- [Written problem]
Quote the listing in full, exactly as given, minus any pictures.

- [Data]

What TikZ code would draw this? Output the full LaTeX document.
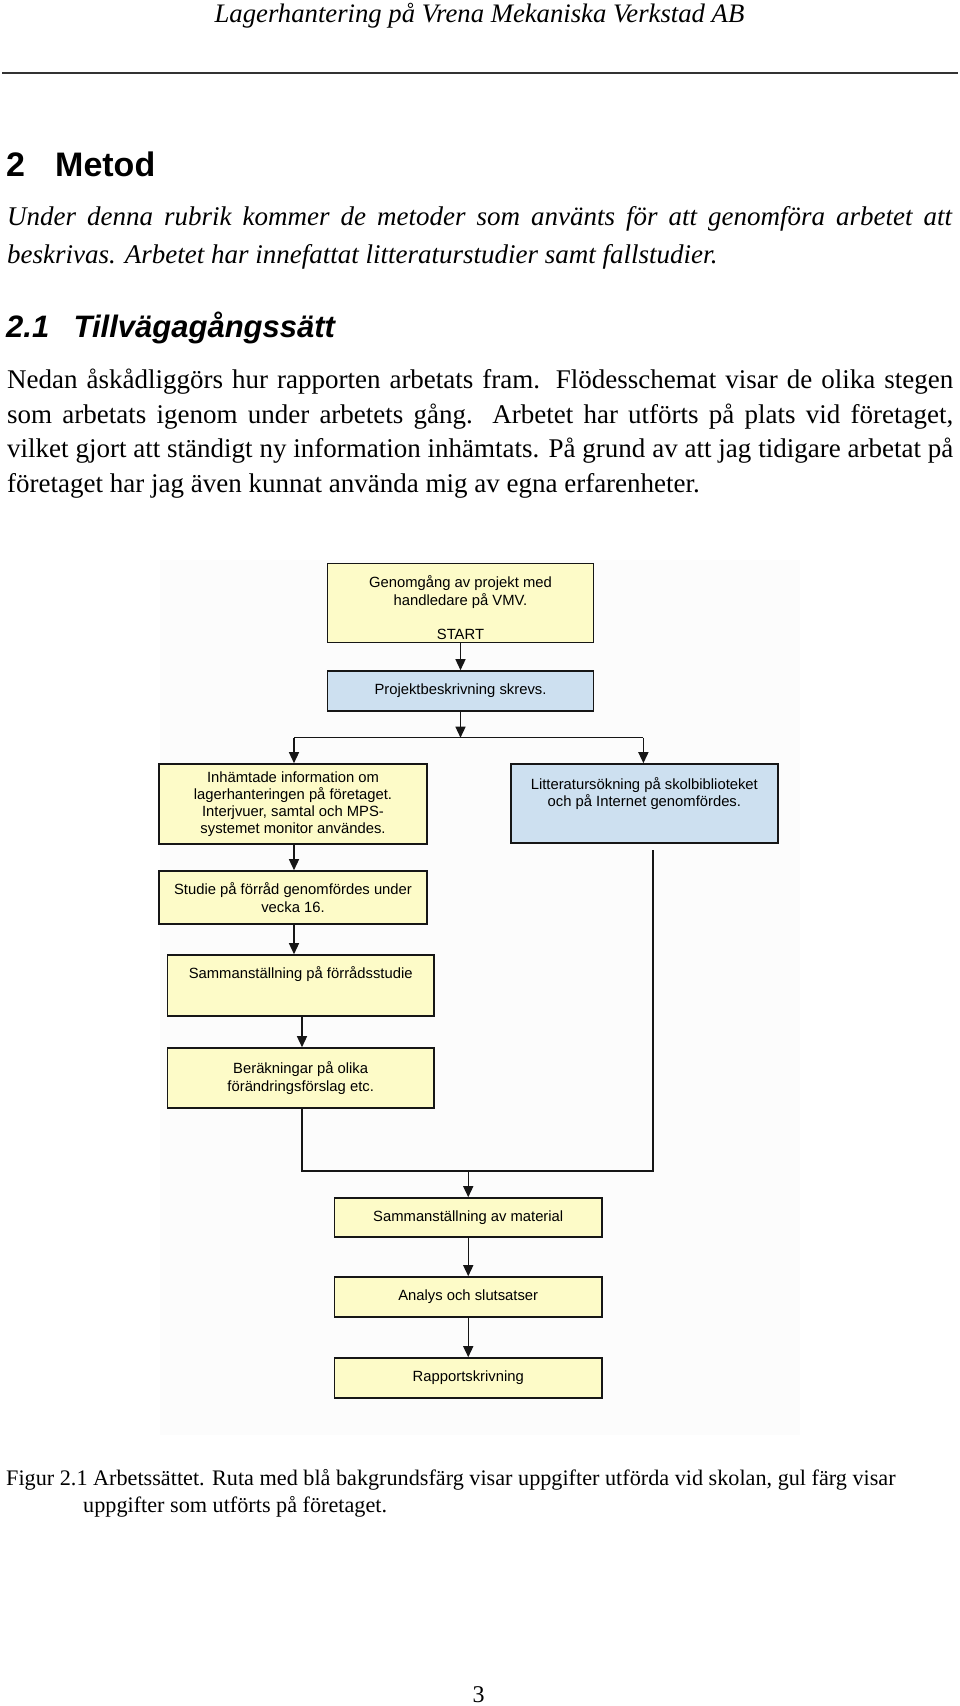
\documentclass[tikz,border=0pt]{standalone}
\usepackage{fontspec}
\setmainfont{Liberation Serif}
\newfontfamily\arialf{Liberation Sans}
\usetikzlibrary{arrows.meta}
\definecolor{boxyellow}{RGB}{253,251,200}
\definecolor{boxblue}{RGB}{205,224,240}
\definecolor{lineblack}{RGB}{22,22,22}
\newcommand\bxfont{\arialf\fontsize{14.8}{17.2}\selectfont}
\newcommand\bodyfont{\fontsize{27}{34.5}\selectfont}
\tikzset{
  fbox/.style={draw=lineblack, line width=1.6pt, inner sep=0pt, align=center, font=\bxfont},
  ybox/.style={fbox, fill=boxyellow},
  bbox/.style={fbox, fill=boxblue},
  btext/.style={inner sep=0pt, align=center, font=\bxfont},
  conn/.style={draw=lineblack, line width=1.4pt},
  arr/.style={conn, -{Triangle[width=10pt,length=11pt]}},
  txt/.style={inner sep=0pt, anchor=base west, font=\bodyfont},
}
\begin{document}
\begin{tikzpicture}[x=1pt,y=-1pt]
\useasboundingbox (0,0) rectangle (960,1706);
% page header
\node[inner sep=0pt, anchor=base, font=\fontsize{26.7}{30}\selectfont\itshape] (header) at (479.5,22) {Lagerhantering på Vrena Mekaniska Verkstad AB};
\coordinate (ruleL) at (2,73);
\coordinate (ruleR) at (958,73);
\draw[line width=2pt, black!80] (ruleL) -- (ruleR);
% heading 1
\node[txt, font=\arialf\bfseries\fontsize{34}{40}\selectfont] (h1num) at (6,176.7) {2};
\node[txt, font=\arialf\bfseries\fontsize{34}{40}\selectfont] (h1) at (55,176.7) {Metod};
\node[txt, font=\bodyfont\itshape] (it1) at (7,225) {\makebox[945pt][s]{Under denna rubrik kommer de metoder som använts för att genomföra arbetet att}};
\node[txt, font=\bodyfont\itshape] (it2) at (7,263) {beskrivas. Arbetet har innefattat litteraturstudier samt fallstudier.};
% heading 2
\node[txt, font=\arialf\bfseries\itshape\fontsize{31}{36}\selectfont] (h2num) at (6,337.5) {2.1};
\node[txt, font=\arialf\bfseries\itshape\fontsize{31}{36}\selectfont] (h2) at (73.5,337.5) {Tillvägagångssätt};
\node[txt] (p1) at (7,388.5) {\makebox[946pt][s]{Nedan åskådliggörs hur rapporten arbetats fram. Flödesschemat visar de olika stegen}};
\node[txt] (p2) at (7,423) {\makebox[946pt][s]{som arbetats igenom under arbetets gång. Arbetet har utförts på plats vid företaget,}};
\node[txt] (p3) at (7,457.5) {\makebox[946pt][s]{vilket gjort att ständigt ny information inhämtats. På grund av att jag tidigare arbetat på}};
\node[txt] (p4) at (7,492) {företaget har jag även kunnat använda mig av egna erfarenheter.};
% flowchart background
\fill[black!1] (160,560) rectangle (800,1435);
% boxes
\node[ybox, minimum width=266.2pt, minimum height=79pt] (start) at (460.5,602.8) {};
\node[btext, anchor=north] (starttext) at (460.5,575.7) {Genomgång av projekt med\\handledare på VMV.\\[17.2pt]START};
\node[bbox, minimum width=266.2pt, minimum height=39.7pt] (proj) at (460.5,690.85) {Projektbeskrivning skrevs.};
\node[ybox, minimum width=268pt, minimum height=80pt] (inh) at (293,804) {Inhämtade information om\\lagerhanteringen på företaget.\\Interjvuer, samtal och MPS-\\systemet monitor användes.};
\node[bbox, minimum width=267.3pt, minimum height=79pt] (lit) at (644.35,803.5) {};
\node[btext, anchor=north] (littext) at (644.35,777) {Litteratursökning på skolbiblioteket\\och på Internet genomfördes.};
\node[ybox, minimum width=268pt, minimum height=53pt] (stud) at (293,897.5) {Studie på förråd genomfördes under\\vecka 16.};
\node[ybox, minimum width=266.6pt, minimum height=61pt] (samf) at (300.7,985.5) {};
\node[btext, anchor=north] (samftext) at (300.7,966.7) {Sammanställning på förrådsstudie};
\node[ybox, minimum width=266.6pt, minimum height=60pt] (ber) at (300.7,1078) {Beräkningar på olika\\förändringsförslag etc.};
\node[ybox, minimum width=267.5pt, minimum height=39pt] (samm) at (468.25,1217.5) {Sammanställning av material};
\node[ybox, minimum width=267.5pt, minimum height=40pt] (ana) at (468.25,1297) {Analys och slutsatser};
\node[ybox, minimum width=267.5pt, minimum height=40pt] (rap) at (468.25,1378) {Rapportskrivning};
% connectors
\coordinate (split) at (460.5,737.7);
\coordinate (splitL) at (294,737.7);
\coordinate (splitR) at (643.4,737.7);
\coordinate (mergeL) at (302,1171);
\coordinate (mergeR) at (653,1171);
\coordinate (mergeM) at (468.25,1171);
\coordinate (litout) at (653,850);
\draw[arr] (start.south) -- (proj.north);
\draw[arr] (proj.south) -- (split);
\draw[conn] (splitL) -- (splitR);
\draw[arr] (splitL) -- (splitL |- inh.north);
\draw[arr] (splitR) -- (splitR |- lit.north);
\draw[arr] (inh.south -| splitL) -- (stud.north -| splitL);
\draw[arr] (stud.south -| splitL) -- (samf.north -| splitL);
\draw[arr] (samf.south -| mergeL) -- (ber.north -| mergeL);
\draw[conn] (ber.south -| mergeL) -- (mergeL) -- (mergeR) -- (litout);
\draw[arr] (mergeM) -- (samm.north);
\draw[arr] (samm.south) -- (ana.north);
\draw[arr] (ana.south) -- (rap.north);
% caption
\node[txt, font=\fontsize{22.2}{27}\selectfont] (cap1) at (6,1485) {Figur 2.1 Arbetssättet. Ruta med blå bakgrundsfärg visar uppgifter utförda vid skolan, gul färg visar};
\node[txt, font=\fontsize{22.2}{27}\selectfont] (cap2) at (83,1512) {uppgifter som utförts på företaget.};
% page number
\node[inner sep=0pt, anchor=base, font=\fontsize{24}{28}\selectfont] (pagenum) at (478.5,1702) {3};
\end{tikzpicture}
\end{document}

- [Solution to this task]
What TikZ code would draw this? Output the full LaTeX document.
\documentclass[tikz,border=0pt]{standalone}
\usepackage{fontspec}
\setmainfont{Liberation Serif}
\newfontfamily\arialf{Liberation Sans}
\usetikzlibrary{arrows.meta}
\definecolor{boxyellow}{RGB}{253,251,200}
\definecolor{boxblue}{RGB}{205,224,240}
\definecolor{lineblack}{RGB}{22,22,22}
\newcommand\bxfont{\arialf\fontsize{14.8}{17.2}\selectfont}
\newcommand\bodyfont{\fontsize{27}{34.5}\selectfont}
\tikzset{
  fbox/.style={draw=lineblack, line width=1.6pt, inner sep=0pt, align=center, font=\bxfont},
  ybox/.style={fbox, fill=boxyellow},
  bbox/.style={fbox, fill=boxblue},
  btext/.style={inner sep=0pt, align=center, font=\bxfont},
  conn/.style={draw=lineblack, line width=1.4pt},
  arr/.style={conn, -{Triangle[width=10pt,length=11pt]}},
  txt/.style={inner sep=0pt, anchor=base west, font=\bodyfont},
}
\begin{document}
\begin{tikzpicture}[x=1pt,y=-1pt]
\useasboundingbox (0,0) rectangle (960,1706);
% page header
\node[inner sep=0pt, anchor=base, font=\fontsize{26.7}{30}\selectfont\itshape] (header) at (479.5,22) {Lagerhantering på Vrena Mekaniska Verkstad AB};
\coordinate (ruleL) at (2,73);
\coordinate (ruleR) at (958,73);
\draw[line width=2pt, black!80] (ruleL) -- (ruleR);
% heading 1
\node[txt, font=\arialf\bfseries\fontsize{34}{40}\selectfont] (h1num) at (6,176.7) {2};
\node[txt, font=\arialf\bfseries\fontsize{34}{40}\selectfont] (h1) at (55,176.7) {Metod};
\node[txt, font=\bodyfont\itshape] (it1) at (7,225) {\makebox[945pt][s]{Under denna rubrik kommer de metoder som använts för att genomföra arbetet att}};
\node[txt, font=\bodyfont\itshape] (it2) at (7,263) {beskrivas. Arbetet har innefattat litteraturstudier samt fallstudier.};
% heading 2
\node[txt, font=\arialf\bfseries\itshape\fontsize{31}{36}\selectfont] (h2num) at (6,337.5) {2.1};
\node[txt, font=\arialf\bfseries\itshape\fontsize{31}{36}\selectfont] (h2) at (73.5,337.5) {Tillvägagångssätt};
\node[txt] (p1) at (7,388.5) {\makebox[946pt][s]{Nedan åskådliggörs hur rapporten arbetats fram. Flödesschemat visar de olika stegen}};
\node[txt] (p2) at (7,423) {\makebox[946pt][s]{som arbetats igenom under arbetets gång. Arbetet har utförts på plats vid företaget,}};
\node[txt] (p3) at (7,457.5) {\makebox[946pt][s]{vilket gjort att ständigt ny information inhämtats. På grund av att jag tidigare arbetat på}};
\node[txt] (p4) at (7,492) {företaget har jag även kunnat använda mig av egna erfarenheter.};
% flowchart background
\fill[black!1] (160,560) rectangle (800,1435);
% boxes
\node[ybox, minimum width=266.2pt, minimum height=79pt] (start) at (460.5,602.8) {};
\node[btext, anchor=north] (starttext) at (460.5,575.7) {Genomgång av projekt med\\handledare på VMV.\\[17.2pt]START};
\node[bbox, minimum width=266.2pt, minimum height=39.7pt] (proj) at (460.5,690.85) {Projektbeskrivning skrevs.};
\node[ybox, minimum width=268pt, minimum height=80pt] (inh) at (293,804) {Inhämtade information om\\lagerhanteringen på företaget.\\Interjvuer, samtal och MPS-\\systemet monitor användes.};
\node[bbox, minimum width=267.3pt, minimum height=79pt] (lit) at (644.35,803.5) {};
\node[btext, anchor=north] (littext) at (644.35,777) {Litteratursökning på skolbiblioteket\\och på Internet genomfördes.};
\node[ybox, minimum width=268pt, minimum height=53pt] (stud) at (293,897.5) {Studie på förråd genomfördes under\\vecka 16.};
\node[ybox, minimum width=266.6pt, minimum height=61pt] (samf) at (300.7,985.5) {};
\node[btext, anchor=north] (samftext) at (300.7,966.7) {Sammanställning på förrådsstudie};
\node[ybox, minimum width=266.6pt, minimum height=60pt] (ber) at (300.7,1078) {Beräkningar på olika\\förändringsförslag etc.};
\node[ybox, minimum width=267.5pt, minimum height=39pt] (samm) at (468.25,1217.5) {Sammanställning av material};
\node[ybox, minimum width=267.5pt, minimum height=40pt] (ana) at (468.25,1297) {Analys och slutsatser};
\node[ybox, minimum width=267.5pt, minimum height=40pt] (rap) at (468.25,1378) {Rapportskrivning};
% connectors
\coordinate (split) at (460.5,737.7);
\coordinate (splitL) at (294,737.7);
\coordinate (splitR) at (643.4,737.7);
\coordinate (mergeL) at (302,1171);
\coordinate (mergeR) at (653,1171);
\coordinate (mergeM) at (468.25,1171);
\coordinate (litout) at (653,850);
\draw[arr] (start.south) -- (proj.north);
\draw[arr] (proj.south) -- (split);
\draw[conn] (splitL) -- (splitR);
\draw[arr] (splitL) -- (splitL |- inh.north);
\draw[arr] (splitR) -- (splitR |- lit.north);
\draw[arr] (inh.south -| splitL) -- (stud.north -| splitL);
\draw[arr] (stud.south -| splitL) -- (samf.north -| splitL);
\draw[arr] (samf.south -| mergeL) -- (ber.north -| mergeL);
\draw[conn] (ber.south -| mergeL) -- (mergeL) -- (mergeR) -- (litout);
\draw[arr] (mergeM) -- (samm.north);
\draw[arr] (samm.south) -- (ana.north);
\draw[arr] (ana.south) -- (rap.north);
% caption
\node[txt, font=\fontsize{22.2}{27}\selectfont] (cap1) at (6,1485) {Figur 2.1 Arbetssättet. Ruta med blå bakgrundsfärg visar uppgifter utförda vid skolan, gul färg visar};
\node[txt, font=\fontsize{22.2}{27}\selectfont] (cap2) at (83,1512) {uppgifter som utförts på företaget.};
% page number
\node[inner sep=0pt, anchor=base, font=\fontsize{24}{28}\selectfont] (pagenum) at (478.5,1702) {3};
\end{tikzpicture}
\end{document}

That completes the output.